◆ OBJECTIVE
Pictures stay out of the copy. Repeat exactly the lines from the first entry below through the line that contains "ax2 = fig.add_axes([0.584, 0.331, 0.416, 0.642])", and nothing beyond.

(Code that draws figures)
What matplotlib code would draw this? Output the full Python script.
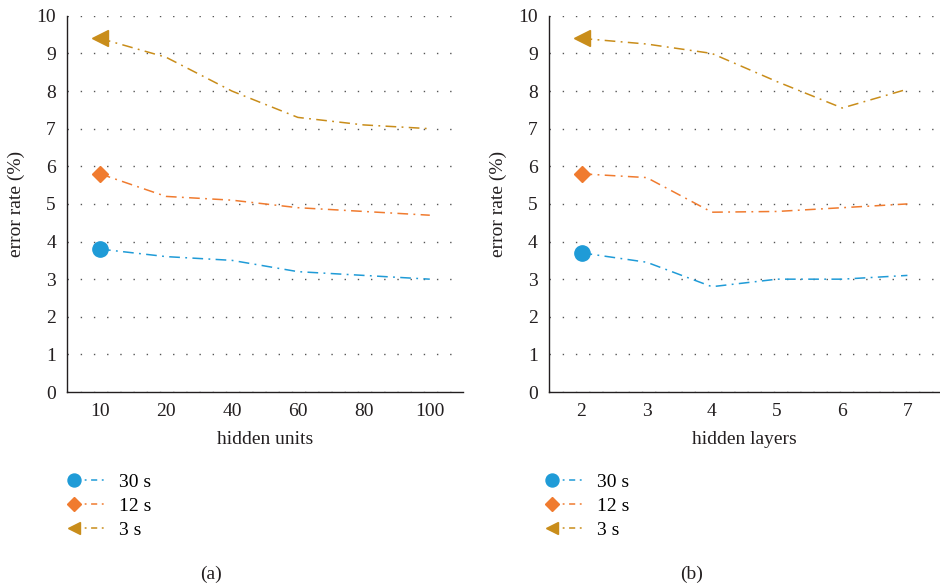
import numpy as np
import matplotlib.pyplot as plt
from matplotlib.legend_handler import HandlerLine2D
from matplotlib.lines import Line2D

plt.rcParams['font.family'] = ['Liberation Serif', 'DejaVu Serif']

# data
units = ['10', '20', '40', '60', '80', '100']
layers = ['2', '3', '4', '5', '6', '7']
labels = ['30 s', '12 s', '3 s']

units_30 = [3.8, 3.6, 3.5, 3.2, 3.1, 3.0]
units_12 = [5.8, 5.2, 5.1, 4.9, 4.8, 4.7]
units_3 = [9.4, 8.9, 8.0, 7.3, 7.1, 7.0]

layers_30 = [3.7, 3.45, 2.8, 3.0, 3.0, 3.1]
layers_12 = [5.8, 5.7, 4.78, 4.8, 4.9, 5.0]
layers_3 = [9.4, 9.25, 9.0, 8.25, 7.55, 8.05]

colors = ['#1f9bd7', '#f07b2f', '#c98d1a']
markers = ['o', 'D', '<']
msizes = [11, 8.5, 11]
dash = (0, (7, 3.5, 1.2, 3.5))
fs = 14
tc = '#231f20'


class LeftMarker(HandlerLine2D):
    # marker at the left end of the legend line instead of the middle
    def create_artists(self, legend, orig_handle, xdescent, ydescent, width, height, fontsize, trans):
        arts = super().create_artists(legend, orig_handle, xdescent, ydescent, width, height, fontsize, trans)
        for a in arts:
            a.set_markevery([0])
        return arts


fig = plt.figure(figsize=(9.4, 5.86), dpi=100)
ax1 = fig.add_axes([0.0713, 0.331, 0.421, 0.642])
ax2 = fig.add_axes([0.584, 0.331, 0.416, 0.642])


def panel(ax, cats, series, xlabel, cap, legx, capx):
    x = np.arange(len(cats))
    handles = []
    for i, s in enumerate(series):
        ax.plot(x, s, color=colors[i], lw=1.1, ls=dash)
        ax.plot(x[:1], s[:1], color=colors[i], marker=markers[i], ms=msizes[i], ls='none')
        handles.append(Line2D([], [], color=colors[i], lw=1.1, ls=(0, (4, 3, 1.2, 3)),
                              marker=markers[i], ms=msizes[i] * 0.85))
    ax.set_xlim(-0.5, len(cats) - 0.5)
    ax.set_ylim(0, 10)
    ax.set_xticks(x)
    ax.set_xticklabels(cats)
    ax.set_yticks(range(11))
    ax.tick_params(length=0, labelsize=fs, colors=tc, pad=8)
    ax.grid(axis='y', ls=(0, (1, 8.5)), color='#555555', lw=1)
    ax.set_axisbelow(True)
    for sp in ['top', 'right']:
        ax.spines[sp].set_visible(False)
    for sp in ['left', 'bottom']:
        ax.spines[sp].set_color(tc)
        ax.spines[sp].set_linewidth(1)
    ax.set_xlabel(xlabel, fontsize=fs, color=tc, labelpad=8)
    ax.set_ylabel('error rate (%)', fontsize=fs, color=tc, labelpad=8)
    fig.legend(handles, labels, loc='upper left', bbox_to_anchor=(legx, 0.222),
               frameon=False, fontsize=fs, handlelength=1.6, handletextpad=0.7,
               labelspacing=0.33, handler_map={Line2D: LeftMarker()})
    fig.text(capx, 0.012, cap, ha='center', fontsize=fs, color=tc)


panel(ax1, units, [units_30, units_12, units_3], 'hidden units', '(a)', 0.060, 0.224)
panel(ax2, layers, [layers_30, layers_12, layers_3], 'hidden layers', '(b)', 0.569, 0.736)

fig.savefig('out.png', dpi=100)
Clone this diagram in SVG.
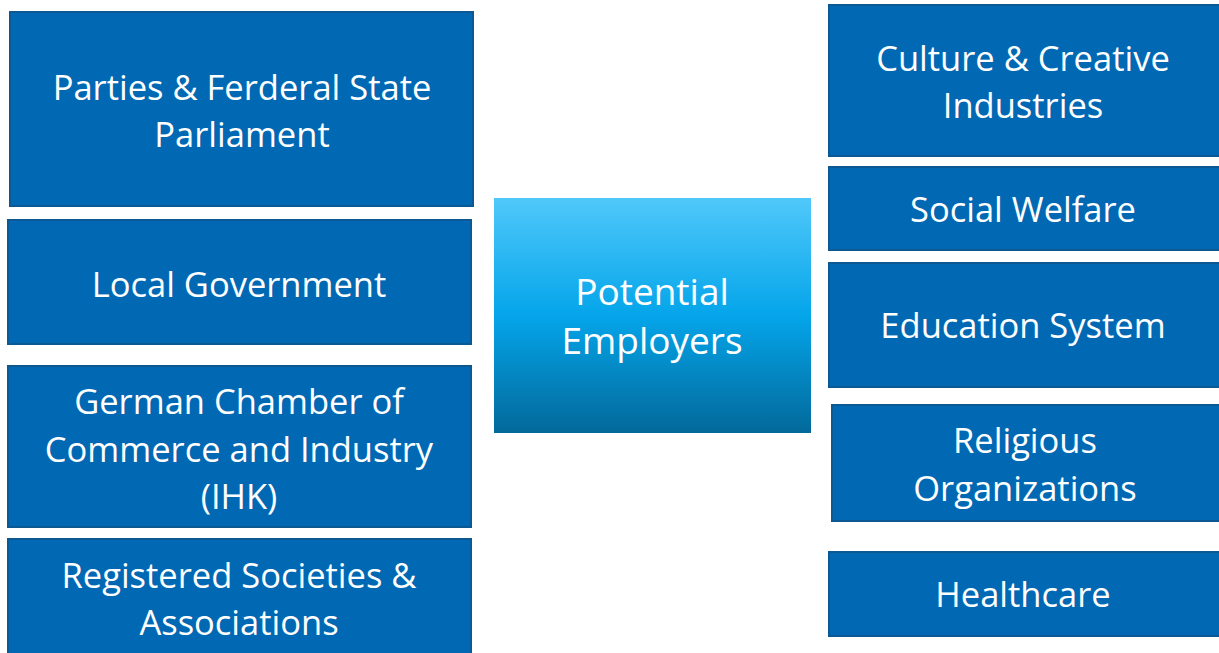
<svg xmlns="http://www.w3.org/2000/svg" width="1219" height="653" viewBox="0 0 1219 653">
<defs>
<linearGradient id="g" x1="0" y1="0" x2="0" y2="1">
<stop offset="0" stop-color="#50C8FA"/>
<stop offset="0.5" stop-color="#04A5EA"/>
<stop offset="1" stop-color="#03699A"/>
</linearGradient>
<style>
.b{fill:#0169B4;stroke:#0C5892;stroke-width:2}
.c{fill:url(#g)}
text{font-family:"Open Sans","Noto Sans","Liberation Sans",sans-serif;font-size:34.5px;fill:#fff;text-anchor:middle}
.big{font-size:37px}
</style>
</defs>
<rect width="1219" height="653" fill="#fff"/>
<g id="connectors"/>
<g id="n1"><rect class="b" x="10" y="12" width="463" height="194"/><text x="242" y="100">Parties &amp; Ferderal State</text><text x="242" y="147">Parliament</text></g>
<g id="n2"><rect class="b" x="8" y="220" width="463" height="124"/><text x="239" y="297">Local Government</text></g>
<g id="n3"><rect class="b" x="8" y="366" width="463" height="161"/><text x="239" y="414">German Chamber of</text><text x="239" y="462">Commerce and Industry</text><text x="239" y="509">(IHK)</text></g>
<g id="n4"><rect class="b" x="8" y="539" width="463" height="120"/><text x="239" y="588">Registered Societies &amp;</text><text x="239" y="635">Associations</text></g>
<g id="center"><rect class="c" x="494" y="198" width="317" height="235"/><text class="big" x="652" y="305">Potential</text><text class="big" x="652" y="354">Employers</text></g>
<g id="r1"><rect class="b" x="829" y="5" width="391" height="151"/><text x="1023" y="71">Culture &amp; Creative</text><text x="1023" y="118">Industries</text></g>
<g id="r2"><rect class="b" x="829" y="167" width="391" height="83"/><text x="1023" y="222">Social Welfare</text></g>
<g id="r3"><rect class="b" x="829" y="263" width="391" height="124"/><text x="1023" y="338">Education System</text></g>
<g id="r4"><rect class="b" x="832" y="405" width="388" height="116"/><text x="1025" y="453">Religious</text><text x="1025" y="501">Organizations</text></g>
<g id="r5"><rect class="b" x="829" y="552" width="391" height="84"/><text x="1023" y="607">Healthcare</text></g>
</svg>
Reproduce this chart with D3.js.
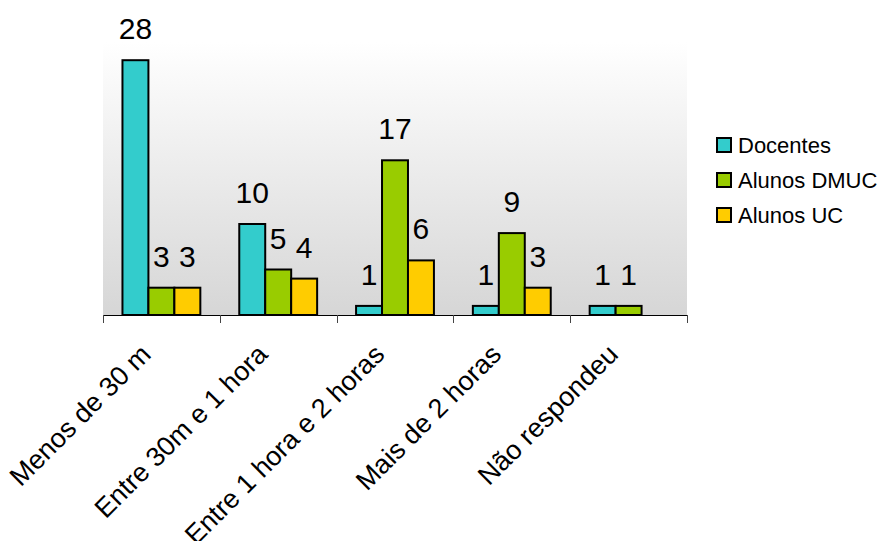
<!DOCTYPE html>
<html>
<head>
<meta charset="utf-8">
<script src="https://cdn.jsdelivr.net/npm/d3@7"></script>
<style>
  html, body { margin: 0; padding: 0; background: #fff; }
  svg { display: block; font-family: "Liberation Sans", Arial, sans-serif; }
</style>
</head>
<body>
<svg id="chart" width="887" height="541"></svg>
<script>
const categories = ["Menos de 30 m", "Entre 30m e 1 hora", "Entre 1 hora e 2 horas", "Mais de 2 horas", "Não respondeu"];
const seriesNames = ["Docentes", "Alunos DMUC", "Alunos UC"];
const docentes = [28, 10, 1, 1, 1];
const alunosDMUC = [3, 5, 17, 9, 1];
const alunosUC = [3, 4, 6, 3, 0];
const colors = ["#33CCCC", "#99CC00", "#FFCC00"];
const yMax = 30;

const seriesValues = [docentes, alunosDMUC, alunosUC];

const svg = d3.select("#chart");
const plot = { left: 103, right: 687, top: 42, bottom: 315 };

const x0 = d3.scaleBand().domain(categories).range([plot.left, plot.right]).paddingInner(0).paddingOuter(0);
const bw = x0.bandwidth();
const barW = bw / (seriesNames.length + 1.5);
const x1 = d3.scaleBand().domain(seriesNames)
  .range([barW * 0.75, barW * 0.75 + barW * seriesNames.length]).padding(0);
const y = d3.scaleLinear().domain([0, yMax]).range([plot.bottom, plot.top]);

// gradient background
const defs = svg.append("defs");
const grad = defs.append("linearGradient").attr("id", "bg").attr("x1", 0).attr("y1", 0).attr("x2", 0).attr("y2", 1);
grad.append("stop").attr("offset", "0%").attr("stop-color", "#ffffff");
grad.append("stop").attr("offset", "100%").attr("stop-color", "#d6d6d6");
svg.append("rect")
  .attr("x", plot.left).attr("y", plot.top)
  .attr("width", plot.right - plot.left).attr("height", plot.bottom - plot.top)
  .attr("fill", "url(#bg)");

// bars
const data = [];
categories.forEach((c, i) => {
  seriesNames.forEach((s, j) => {
    data.push({ cat: c, series: s, value: seriesValues[j][i], color: colors[j] });
  });
});
const shown = data.filter(d => d.value > 0);

svg.append("g").selectAll("rect").data(shown).join("rect")
  .attr("x", d => x0(d.cat) + x1(d.series))
  .attr("y", d => y(d.value))
  .attr("width", x1.bandwidth())
  .attr("height", d => y(0) - y(d.value))
  .attr("fill", d => d.color)
  .attr("stroke", "#000")
  .attr("stroke-width", 2);

// value labels
svg.append("g").selectAll("text").data(shown).join("text")
  .attr("x", d => x0(d.cat) + x1(d.series) + x1.bandwidth() / 2)
  .attr("y", d => y(d.value) - 21)
  .attr("text-anchor", "middle")
  .attr("font-size", 30)
  .attr("fill", "#000")
  .text(d => d.value);

// x axis
const xAxis = svg.append("g").attr("transform", `translate(0,${plot.bottom})`);
xAxis.append("line").attr("x1", plot.left).attr("x2", plot.right).attr("y1", 0.5).attr("y2", 0.5)
  .attr("stroke", "#000").attr("stroke-width", 1);
const tickPos = categories.map(c => x0(c)).concat([plot.right]);
xAxis.selectAll("line.tick").data(tickPos).join("line").attr("class", "tick")
  .attr("x1", d => Math.round(d) + 0.5).attr("x2", d => Math.round(d) + 0.5)
  .attr("y1", 0).attr("y2", 8)
  .attr("stroke", "#444").attr("stroke-width", 1);

svg.append("g").selectAll("text").data(categories).join("text")
  .attr("transform", d => `translate(${x0(d) + bw / 2 - 9},${356}) rotate(-45)`)
  .attr("text-anchor", "end")
  .attr("font-size", 27)
  .attr("fill", "#000")
  .text(d => d);

// legend
const legend = svg.append("g");
const legY = [145, 180, 215];
seriesNames.forEach((s, i) => {
  legend.append("rect")
    .attr("x", 717).attr("y", legY[i] - 7)
    .attr("width", 14).attr("height", 14)
    .attr("fill", colors[i]).attr("stroke", "#000").attr("stroke-width", 2);
  legend.append("text")
    .attr("x", 738).attr("y", legY[i])
    .attr("dy", "0.36em")
    .attr("font-size", 22)
    .attr("fill", "#000")
    .text(s);
});
</script>
</body>
</html>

◆ SOLUTION TO THIS EXERCISE
What matplotlib code would draw this? Output the full Python script.
import numpy as np
import matplotlib.pyplot as plt
from matplotlib.legend_handler import HandlerLine2D
from matplotlib.lines import Line2D

plt.rcParams['font.family'] = ['Liberation Serif', 'DejaVu Serif']

# data
units = ['10', '20', '40', '60', '80', '100']
layers = ['2', '3', '4', '5', '6', '7']
labels = ['30 s', '12 s', '3 s']

units_30 = [3.8, 3.6, 3.5, 3.2, 3.1, 3.0]
units_12 = [5.8, 5.2, 5.1, 4.9, 4.8, 4.7]
units_3 = [9.4, 8.9, 8.0, 7.3, 7.1, 7.0]

layers_30 = [3.7, 3.45, 2.8, 3.0, 3.0, 3.1]
layers_12 = [5.8, 5.7, 4.78, 4.8, 4.9, 5.0]
layers_3 = [9.4, 9.25, 9.0, 8.25, 7.55, 8.05]

colors = ['#1f9bd7', '#f07b2f', '#c98d1a']
markers = ['o', 'D', '<']
msizes = [11, 8.5, 11]
dash = (0, (7, 3.5, 1.2, 3.5))
fs = 14
tc = '#231f20'


class LeftMarker(HandlerLine2D):
    # marker at the left end of the legend line instead of the middle
    def create_artists(self, legend, orig_handle, xdescent, ydescent, width, height, fontsize, trans):
        arts = super().create_artists(legend, orig_handle, xdescent, ydescent, width, height, fontsize, trans)
        for a in arts:
            a.set_markevery([0])
        return arts


fig = plt.figure(figsize=(9.4, 5.86), dpi=100)
ax1 = fig.add_axes([0.0713, 0.331, 0.421, 0.642])
ax2 = fig.add_axes([0.584, 0.331, 0.416, 0.642])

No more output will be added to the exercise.